* WRITTEN TASK
Provide a single number: the count of lines containing the string "matplotlib".

________________________

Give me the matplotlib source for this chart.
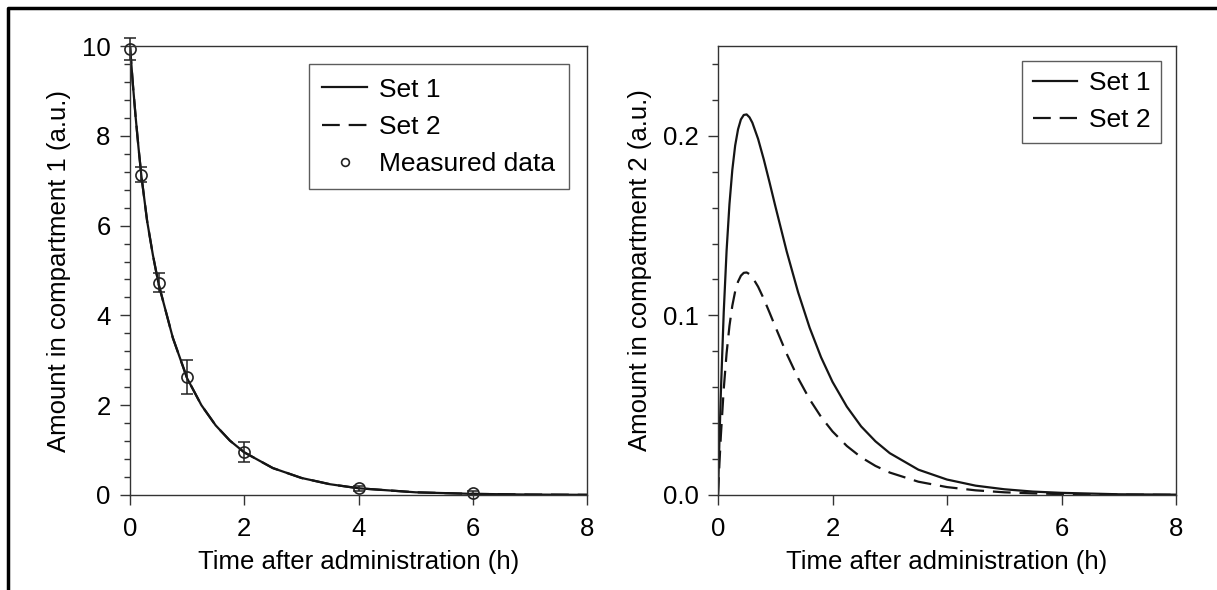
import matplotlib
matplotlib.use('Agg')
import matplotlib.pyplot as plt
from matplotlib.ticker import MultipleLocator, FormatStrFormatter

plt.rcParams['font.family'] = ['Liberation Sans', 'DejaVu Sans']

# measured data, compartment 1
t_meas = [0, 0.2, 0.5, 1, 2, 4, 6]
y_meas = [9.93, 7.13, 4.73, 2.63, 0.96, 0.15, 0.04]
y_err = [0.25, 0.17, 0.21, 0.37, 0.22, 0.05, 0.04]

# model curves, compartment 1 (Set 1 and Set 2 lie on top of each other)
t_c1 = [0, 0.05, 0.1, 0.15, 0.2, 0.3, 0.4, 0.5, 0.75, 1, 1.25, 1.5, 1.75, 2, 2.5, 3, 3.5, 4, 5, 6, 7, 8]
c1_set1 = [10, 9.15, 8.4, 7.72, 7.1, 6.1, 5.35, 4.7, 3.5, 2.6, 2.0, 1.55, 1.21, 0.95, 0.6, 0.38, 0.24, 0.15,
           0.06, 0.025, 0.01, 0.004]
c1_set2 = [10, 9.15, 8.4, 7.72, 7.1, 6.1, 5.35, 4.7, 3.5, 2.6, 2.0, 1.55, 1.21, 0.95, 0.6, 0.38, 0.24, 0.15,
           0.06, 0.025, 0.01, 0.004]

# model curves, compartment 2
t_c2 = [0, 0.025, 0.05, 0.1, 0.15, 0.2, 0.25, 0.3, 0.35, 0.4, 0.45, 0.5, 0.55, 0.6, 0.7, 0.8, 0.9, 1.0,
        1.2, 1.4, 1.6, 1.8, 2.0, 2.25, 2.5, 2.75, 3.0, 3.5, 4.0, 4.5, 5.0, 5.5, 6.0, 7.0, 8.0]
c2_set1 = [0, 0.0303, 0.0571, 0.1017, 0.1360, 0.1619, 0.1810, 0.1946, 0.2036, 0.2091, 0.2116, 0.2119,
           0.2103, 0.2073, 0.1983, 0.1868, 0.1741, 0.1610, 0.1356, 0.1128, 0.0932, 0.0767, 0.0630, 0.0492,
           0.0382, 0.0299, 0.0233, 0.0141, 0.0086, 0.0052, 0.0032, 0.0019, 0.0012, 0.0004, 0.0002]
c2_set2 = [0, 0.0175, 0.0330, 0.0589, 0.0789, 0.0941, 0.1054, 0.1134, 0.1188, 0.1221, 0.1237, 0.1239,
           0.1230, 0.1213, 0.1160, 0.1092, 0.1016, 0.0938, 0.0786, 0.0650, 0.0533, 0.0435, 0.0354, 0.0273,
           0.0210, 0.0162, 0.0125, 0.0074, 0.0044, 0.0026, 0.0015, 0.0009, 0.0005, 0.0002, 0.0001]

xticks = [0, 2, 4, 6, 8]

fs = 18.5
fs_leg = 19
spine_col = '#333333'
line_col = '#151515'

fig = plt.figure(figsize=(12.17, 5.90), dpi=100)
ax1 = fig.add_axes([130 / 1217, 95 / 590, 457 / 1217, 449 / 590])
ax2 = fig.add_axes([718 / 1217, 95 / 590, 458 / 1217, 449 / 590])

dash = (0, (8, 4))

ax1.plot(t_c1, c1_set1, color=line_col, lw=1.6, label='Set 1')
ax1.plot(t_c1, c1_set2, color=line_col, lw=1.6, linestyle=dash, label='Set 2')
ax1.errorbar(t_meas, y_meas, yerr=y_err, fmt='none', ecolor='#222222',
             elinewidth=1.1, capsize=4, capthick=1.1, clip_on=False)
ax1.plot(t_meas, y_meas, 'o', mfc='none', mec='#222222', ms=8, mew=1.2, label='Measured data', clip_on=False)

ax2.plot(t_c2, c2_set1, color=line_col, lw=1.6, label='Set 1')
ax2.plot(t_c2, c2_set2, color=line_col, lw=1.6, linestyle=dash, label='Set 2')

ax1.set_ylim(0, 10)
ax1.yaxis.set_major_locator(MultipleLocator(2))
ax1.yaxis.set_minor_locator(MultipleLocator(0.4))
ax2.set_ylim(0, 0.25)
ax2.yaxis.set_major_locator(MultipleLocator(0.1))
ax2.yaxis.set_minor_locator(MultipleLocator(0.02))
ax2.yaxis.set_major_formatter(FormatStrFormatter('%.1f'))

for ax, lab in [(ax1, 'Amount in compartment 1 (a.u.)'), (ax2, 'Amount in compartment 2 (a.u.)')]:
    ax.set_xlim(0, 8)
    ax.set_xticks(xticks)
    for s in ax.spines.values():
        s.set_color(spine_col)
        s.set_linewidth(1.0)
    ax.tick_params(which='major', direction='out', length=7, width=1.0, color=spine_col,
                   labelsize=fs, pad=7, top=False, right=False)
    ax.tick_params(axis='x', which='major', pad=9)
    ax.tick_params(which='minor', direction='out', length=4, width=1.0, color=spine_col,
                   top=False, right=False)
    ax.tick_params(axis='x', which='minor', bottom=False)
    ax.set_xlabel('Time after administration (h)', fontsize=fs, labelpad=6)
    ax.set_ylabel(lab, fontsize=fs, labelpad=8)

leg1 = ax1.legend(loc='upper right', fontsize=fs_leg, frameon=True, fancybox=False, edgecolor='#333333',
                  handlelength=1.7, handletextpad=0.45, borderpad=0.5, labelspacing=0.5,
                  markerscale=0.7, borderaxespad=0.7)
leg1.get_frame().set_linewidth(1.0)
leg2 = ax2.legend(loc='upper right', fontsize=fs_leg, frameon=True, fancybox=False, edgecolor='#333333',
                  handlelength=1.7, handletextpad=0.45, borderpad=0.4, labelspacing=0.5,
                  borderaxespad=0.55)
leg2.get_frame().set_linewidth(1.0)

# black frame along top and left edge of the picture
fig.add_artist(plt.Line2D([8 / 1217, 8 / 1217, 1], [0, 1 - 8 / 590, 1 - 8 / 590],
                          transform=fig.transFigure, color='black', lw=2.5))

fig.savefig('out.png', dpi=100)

________________________

* SOLUTION
5